Emily Alpert Reyes, Los Angeles Times on

Published in News & Features

LOS ANGELES — Inside a clinic wedged next to a smoke shop in a South Los Angeles strip mall, Dr. Mohamad Yaghi operated on a 28-year-old woman who had traveled from Las Vegas to have fat trimmed from her arms and stomach. Yaghi had been offering liposuction for roughly seven years when he started making incisions that day in October 2020, but he was trained as a pediatrician, according to a formal accusation later filed by state regulators.

When the woman stopped breathing less than an hour into the surgery at La Clinica de Los Angeles, paramedics were summoned, according to the accusation. The mother of four died days later at Good Samaritan Hospital, unable to recover from the loss of oxygen to her brain.

Across the country, physicians from a range of specialties have ventured into the lucrative world of cosmetic surgery.
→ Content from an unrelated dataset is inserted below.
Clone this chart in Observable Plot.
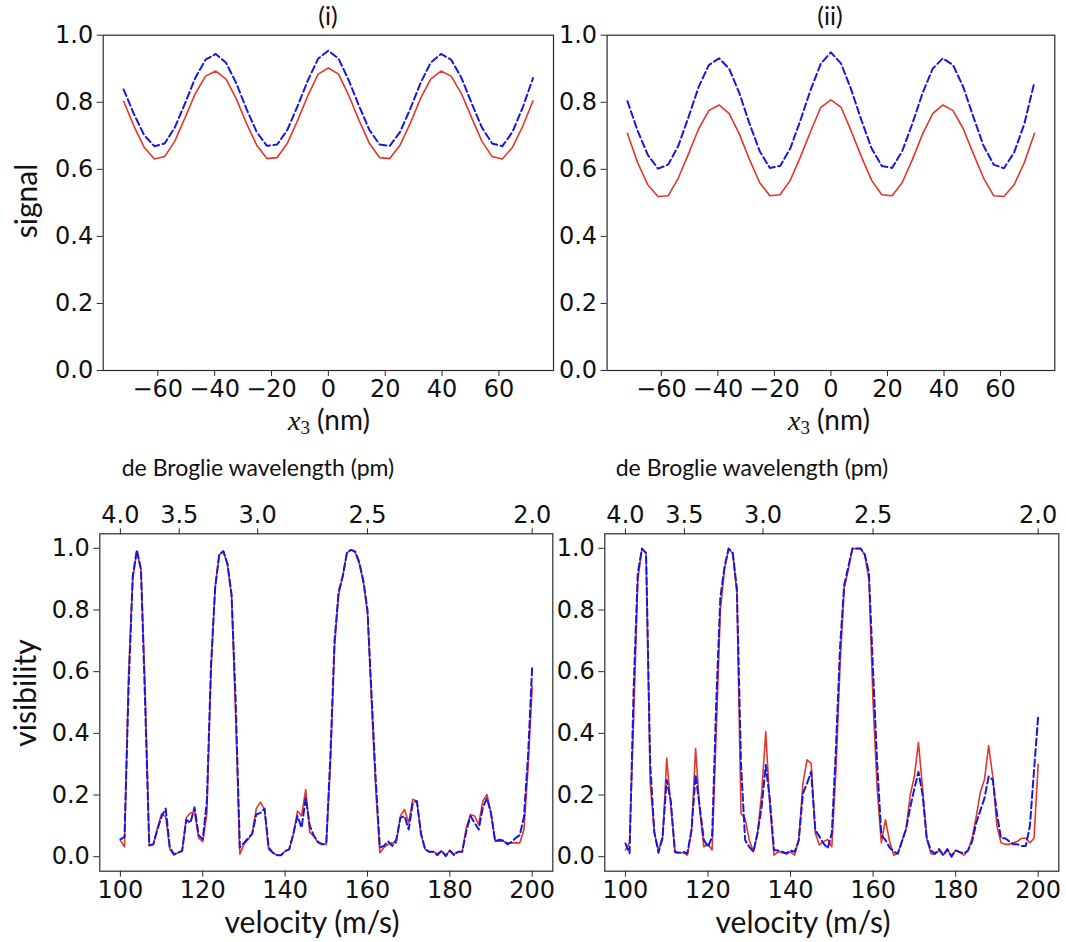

Some have branched out with little or no surgical training.

Although rules differ from state to state, licensed physicians in the U.S. generally aren’t required to stick to practicing in the fields they studied during their medical education.

In California, “you could be trained in pediatrics, and then, if you have the 'cojones,' you could be doing surgery,” said Dr. Michael S. Wong, former president of the California Society of Plastic Surgeons.

The L.A. practice where Yaghi worked was initially a family medicine clinic with an emphasis on pediatrics, according to the accusation by the Medical Board of California. He began offering “aesthetic services” around 2009, starting with sclerotherapy to treat unsightly veins and working his way up to breast augmentation, regulators said.

 

The state investigation into the woman’s death faulted him for alleged violations such as proceeding with surgery that involved sedation when he knew — or should have known — that the patient had recently consumed food or water, which increases the risk of food getting into the lungs.

Performing an elective surgery on a patient with “uncontrolled” diabetes was also “an extreme departure from the standard of care,” according to the accusation. The California Medical Board accused Yaghi of incompetence, gross negligence and other failures, prompting him to surrender his license earlier this year.

Yaghi had been drawn to cosmetic procedures “to expand his knowledge base and provide further access to patient care for his patients,” according to a statement provided by his attorney, who added that “cosmetic procedures always remained a minority part of his practice.”

Months after the death, Yaghi wrote a refund check for $6,500, according to the state accusation. The woman’s family later sued for malpractice and reached a settlement last year.